**DATA EXCERPT**

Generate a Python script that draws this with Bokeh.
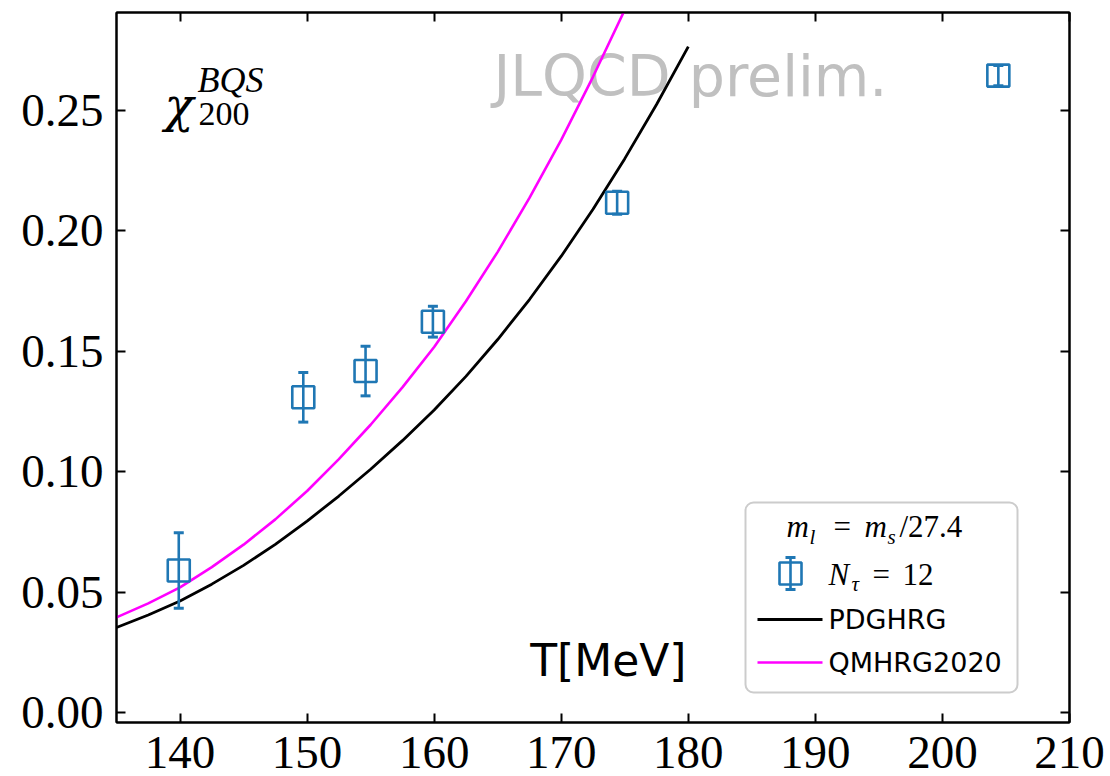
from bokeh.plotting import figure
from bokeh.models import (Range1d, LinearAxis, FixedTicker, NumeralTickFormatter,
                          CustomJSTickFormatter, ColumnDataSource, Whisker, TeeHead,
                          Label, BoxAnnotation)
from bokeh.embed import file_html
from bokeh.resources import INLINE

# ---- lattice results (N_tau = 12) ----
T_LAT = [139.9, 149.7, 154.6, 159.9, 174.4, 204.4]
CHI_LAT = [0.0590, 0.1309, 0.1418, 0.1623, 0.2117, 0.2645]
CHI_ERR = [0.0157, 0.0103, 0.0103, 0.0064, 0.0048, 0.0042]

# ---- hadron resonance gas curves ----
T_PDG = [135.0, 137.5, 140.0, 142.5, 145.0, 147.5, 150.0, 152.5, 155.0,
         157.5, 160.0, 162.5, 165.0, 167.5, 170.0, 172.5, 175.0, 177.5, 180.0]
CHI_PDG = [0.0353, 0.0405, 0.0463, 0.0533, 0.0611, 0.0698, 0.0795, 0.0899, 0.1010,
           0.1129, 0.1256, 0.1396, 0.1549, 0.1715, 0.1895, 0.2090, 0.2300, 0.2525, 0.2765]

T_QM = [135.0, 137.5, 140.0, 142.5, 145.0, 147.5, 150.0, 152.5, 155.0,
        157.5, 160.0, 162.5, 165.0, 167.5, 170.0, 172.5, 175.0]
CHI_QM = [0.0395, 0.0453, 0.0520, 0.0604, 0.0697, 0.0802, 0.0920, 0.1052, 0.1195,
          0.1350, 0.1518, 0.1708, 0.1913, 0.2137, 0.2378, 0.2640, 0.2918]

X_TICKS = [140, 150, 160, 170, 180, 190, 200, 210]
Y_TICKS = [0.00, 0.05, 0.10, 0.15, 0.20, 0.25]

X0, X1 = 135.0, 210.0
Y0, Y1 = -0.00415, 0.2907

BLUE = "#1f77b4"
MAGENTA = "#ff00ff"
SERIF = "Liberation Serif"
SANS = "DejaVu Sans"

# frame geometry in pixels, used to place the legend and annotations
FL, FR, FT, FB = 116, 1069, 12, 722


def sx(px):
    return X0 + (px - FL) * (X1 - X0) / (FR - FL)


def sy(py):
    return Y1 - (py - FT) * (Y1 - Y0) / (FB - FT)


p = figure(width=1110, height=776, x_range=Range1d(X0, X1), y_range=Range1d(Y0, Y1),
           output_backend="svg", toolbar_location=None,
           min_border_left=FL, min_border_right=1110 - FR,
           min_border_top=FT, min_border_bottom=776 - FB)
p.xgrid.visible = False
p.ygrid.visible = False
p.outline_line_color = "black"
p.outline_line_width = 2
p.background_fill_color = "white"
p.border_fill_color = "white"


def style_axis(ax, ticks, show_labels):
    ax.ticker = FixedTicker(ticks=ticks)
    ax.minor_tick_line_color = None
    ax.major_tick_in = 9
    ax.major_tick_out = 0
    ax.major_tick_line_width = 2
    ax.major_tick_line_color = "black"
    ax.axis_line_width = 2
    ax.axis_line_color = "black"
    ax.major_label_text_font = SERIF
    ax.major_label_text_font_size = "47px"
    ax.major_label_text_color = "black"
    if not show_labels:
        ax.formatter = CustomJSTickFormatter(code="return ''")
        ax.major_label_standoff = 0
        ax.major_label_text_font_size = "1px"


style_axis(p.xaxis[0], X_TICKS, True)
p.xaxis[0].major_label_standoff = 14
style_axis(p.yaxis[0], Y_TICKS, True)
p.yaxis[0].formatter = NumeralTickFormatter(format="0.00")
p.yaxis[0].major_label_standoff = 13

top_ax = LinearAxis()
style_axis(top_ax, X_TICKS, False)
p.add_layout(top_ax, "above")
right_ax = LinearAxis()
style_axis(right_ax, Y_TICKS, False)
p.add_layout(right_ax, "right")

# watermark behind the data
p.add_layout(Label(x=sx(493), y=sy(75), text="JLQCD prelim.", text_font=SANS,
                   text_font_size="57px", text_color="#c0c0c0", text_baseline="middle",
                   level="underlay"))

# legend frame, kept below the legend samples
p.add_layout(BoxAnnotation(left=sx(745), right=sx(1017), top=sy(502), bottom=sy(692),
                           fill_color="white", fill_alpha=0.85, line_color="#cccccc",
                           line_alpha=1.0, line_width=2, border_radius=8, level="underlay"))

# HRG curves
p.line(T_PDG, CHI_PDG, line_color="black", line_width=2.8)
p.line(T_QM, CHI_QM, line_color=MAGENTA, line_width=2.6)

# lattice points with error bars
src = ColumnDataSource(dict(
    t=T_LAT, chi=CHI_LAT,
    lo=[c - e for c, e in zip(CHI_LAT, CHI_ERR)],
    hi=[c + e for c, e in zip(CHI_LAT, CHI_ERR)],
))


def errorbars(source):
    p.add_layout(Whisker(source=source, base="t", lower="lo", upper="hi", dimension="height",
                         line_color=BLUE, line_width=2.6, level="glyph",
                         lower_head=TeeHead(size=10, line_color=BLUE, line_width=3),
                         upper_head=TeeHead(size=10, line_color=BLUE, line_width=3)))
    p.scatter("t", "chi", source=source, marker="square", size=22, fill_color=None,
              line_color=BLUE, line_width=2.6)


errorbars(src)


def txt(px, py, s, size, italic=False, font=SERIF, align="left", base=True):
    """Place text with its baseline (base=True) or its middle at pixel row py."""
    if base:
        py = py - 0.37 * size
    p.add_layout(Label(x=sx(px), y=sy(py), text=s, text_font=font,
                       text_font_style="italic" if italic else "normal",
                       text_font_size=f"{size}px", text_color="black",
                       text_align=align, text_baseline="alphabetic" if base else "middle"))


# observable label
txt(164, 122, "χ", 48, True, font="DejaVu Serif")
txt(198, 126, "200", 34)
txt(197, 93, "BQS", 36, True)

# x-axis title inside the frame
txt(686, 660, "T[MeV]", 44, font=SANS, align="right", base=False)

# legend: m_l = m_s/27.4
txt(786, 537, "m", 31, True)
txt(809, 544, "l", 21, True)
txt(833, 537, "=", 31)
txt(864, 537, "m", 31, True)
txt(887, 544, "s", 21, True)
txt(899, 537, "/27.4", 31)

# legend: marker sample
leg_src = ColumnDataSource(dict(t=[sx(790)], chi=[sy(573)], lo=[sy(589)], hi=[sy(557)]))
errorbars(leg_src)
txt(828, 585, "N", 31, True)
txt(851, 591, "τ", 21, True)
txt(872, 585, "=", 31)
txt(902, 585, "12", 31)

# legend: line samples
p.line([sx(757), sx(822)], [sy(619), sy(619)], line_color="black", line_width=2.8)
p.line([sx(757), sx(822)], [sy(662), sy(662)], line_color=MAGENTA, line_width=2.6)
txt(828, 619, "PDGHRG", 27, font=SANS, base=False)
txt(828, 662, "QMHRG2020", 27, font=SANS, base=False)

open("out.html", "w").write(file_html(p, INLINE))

**THE PROBLEM**
Take the data above and repeat it exactly, leaving each picture out.

**SOLUTION TO THE PROBLEM**
Generate a Python script that draws this with Bokeh.
from bokeh.plotting import figure
from bokeh.models import (Range1d, LinearAxis, FixedTicker, NumeralTickFormatter,
                          CustomJSTickFormatter, ColumnDataSource, Whisker, TeeHead,
                          Label, BoxAnnotation)
from bokeh.embed import file_html
from bokeh.resources import INLINE

# ---- lattice results (N_tau = 12) ----
T_LAT = [139.9, 149.7, 154.6, 159.9, 174.4, 204.4]
CHI_LAT = [0.0590, 0.1309, 0.1418, 0.1623, 0.2117, 0.2645]
CHI_ERR = [0.0157, 0.0103, 0.0103, 0.0064, 0.0048, 0.0042]

# ---- hadron resonance gas curves ----
T_PDG = [135.0, 137.5, 140.0, 142.5, 145.0, 147.5, 150.0, 152.5, 155.0,
         157.5, 160.0, 162.5, 165.0, 167.5, 170.0, 172.5, 175.0, 177.5, 180.0]
CHI_PDG = [0.0353, 0.0405, 0.0463, 0.0533, 0.0611, 0.0698, 0.0795, 0.0899, 0.1010,
           0.1129, 0.1256, 0.1396, 0.1549, 0.1715, 0.1895, 0.2090, 0.2300, 0.2525, 0.2765]

T_QM = [135.0, 137.5, 140.0, 142.5, 145.0, 147.5, 150.0, 152.5, 155.0,
        157.5, 160.0, 162.5, 165.0, 167.5, 170.0, 172.5, 175.0]
CHI_QM = [0.0395, 0.0453, 0.0520, 0.0604, 0.0697, 0.0802, 0.0920, 0.1052, 0.1195,
          0.1350, 0.1518, 0.1708, 0.1913, 0.2137, 0.2378, 0.2640, 0.2918]

X_TICKS = [140, 150, 160, 170, 180, 190, 200, 210]
Y_TICKS = [0.00, 0.05, 0.10, 0.15, 0.20, 0.25]

X0, X1 = 135.0, 210.0
Y0, Y1 = -0.00415, 0.2907

BLUE = "#1f77b4"
MAGENTA = "#ff00ff"
SERIF = "Liberation Serif"
SANS = "DejaVu Sans"

# frame geometry in pixels, used to place the legend and annotations
FL, FR, FT, FB = 116, 1069, 12, 722


def sx(px):
    return X0 + (px - FL) * (X1 - X0) / (FR - FL)


def sy(py):
    return Y1 - (py - FT) * (Y1 - Y0) / (FB - FT)


p = figure(width=1110, height=776, x_range=Range1d(X0, X1), y_range=Range1d(Y0, Y1),
           output_backend="svg", toolbar_location=None,
           min_border_left=FL, min_border_right=1110 - FR,
           min_border_top=FT, min_border_bottom=776 - FB)
p.xgrid.visible = False
p.ygrid.visible = False
p.outline_line_color = "black"
p.outline_line_width = 2
p.background_fill_color = "white"
p.border_fill_color = "white"


def style_axis(ax, ticks, show_labels):
    ax.ticker = FixedTicker(ticks=ticks)
    ax.minor_tick_line_color = None
    ax.major_tick_in = 9
    ax.major_tick_out = 0
    ax.major_tick_line_width = 2
    ax.major_tick_line_color = "black"
    ax.axis_line_width = 2
    ax.axis_line_color = "black"
    ax.major_label_text_font = SERIF
    ax.major_label_text_font_size = "47px"
    ax.major_label_text_color = "black"
    if not show_labels:
        ax.formatter = CustomJSTickFormatter(code="return ''")
        ax.major_label_standoff = 0
        ax.major_label_text_font_size = "1px"


style_axis(p.xaxis[0], X_TICKS, True)
p.xaxis[0].major_label_standoff = 14
style_axis(p.yaxis[0], Y_TICKS, True)
p.yaxis[0].formatter = NumeralTickFormatter(format="0.00")
p.yaxis[0].major_label_standoff = 13

top_ax = LinearAxis()
style_axis(top_ax, X_TICKS, False)
p.add_layout(top_ax, "above")
right_ax = LinearAxis()
style_axis(right_ax, Y_TICKS, False)
p.add_layout(right_ax, "right")

# watermark behind the data
p.add_layout(Label(x=sx(493), y=sy(75), text="JLQCD prelim.", text_font=SANS,
                   text_font_size="57px", text_color="#c0c0c0", text_baseline="middle",
                   level="underlay"))

# legend frame, kept below the legend samples
p.add_layout(BoxAnnotation(left=sx(745), right=sx(1017), top=sy(502), bottom=sy(692),
                           fill_color="white", fill_alpha=0.85, line_color="#cccccc",
                           line_alpha=1.0, line_width=2, border_radius=8, level="underlay"))

# HRG curves
p.line(T_PDG, CHI_PDG, line_color="black", line_width=2.8)
p.line(T_QM, CHI_QM, line_color=MAGENTA, line_width=2.6)

# lattice points with error bars
src = ColumnDataSource(dict(
    t=T_LAT, chi=CHI_LAT,
    lo=[c - e for c, e in zip(CHI_LAT, CHI_ERR)],
    hi=[c + e for c, e in zip(CHI_LAT, CHI_ERR)],
))


def errorbars(source):
    p.add_layout(Whisker(source=source, base="t", lower="lo", upper="hi", dimension="height",
                         line_color=BLUE, line_width=2.6, level="glyph",
                         lower_head=TeeHead(size=10, line_color=BLUE, line_width=3),
                         upper_head=TeeHead(size=10, line_color=BLUE, line_width=3)))
    p.scatter("t", "chi", source=source, marker="square", size=22, fill_color=None,
              line_color=BLUE, line_width=2.6)


errorbars(src)


def txt(px, py, s, size, italic=False, font=SERIF, align="left", base=True):
    """Place text with its baseline (base=True) or its middle at pixel row py."""
    if base:
        py = py - 0.37 * size
    p.add_layout(Label(x=sx(px), y=sy(py), text=s, text_font=font,
                       text_font_style="italic" if italic else "normal",
                       text_font_size=f"{size}px", text_color="black",
                       text_align=align, text_baseline="alphabetic" if base else "middle"))


# observable label
txt(164, 122, "χ", 48, True, font="DejaVu Serif")
txt(198, 126, "200", 34)
txt(197, 93, "BQS", 36, True)

# x-axis title inside the frame
txt(686, 660, "T[MeV]", 44, font=SANS, align="right", base=False)

# legend: m_l = m_s/27.4
txt(786, 537, "m", 31, True)
txt(809, 544, "l", 21, True)
txt(833, 537, "=", 31)
txt(864, 537, "m", 31, True)
txt(887, 544, "s", 21, True)
txt(899, 537, "/27.4", 31)

# legend: marker sample
leg_src = ColumnDataSource(dict(t=[sx(790)], chi=[sy(573)], lo=[sy(589)], hi=[sy(557)]))
errorbars(leg_src)
txt(828, 585, "N", 31, True)
txt(851, 591, "τ", 21, True)
txt(872, 585, "=", 31)
txt(902, 585, "12", 31)

# legend: line samples
p.line([sx(757), sx(822)], [sy(619), sy(619)], line_color="black", line_width=2.8)
p.line([sx(757), sx(822)], [sy(662), sy(662)], line_color=MAGENTA, line_width=2.6)
txt(828, 619, "PDGHRG", 27, font=SANS, base=False)
txt(828, 662, "QMHRG2020", 27, font=SANS, base=False)

open("out.html", "w").write(file_html(p, INLINE))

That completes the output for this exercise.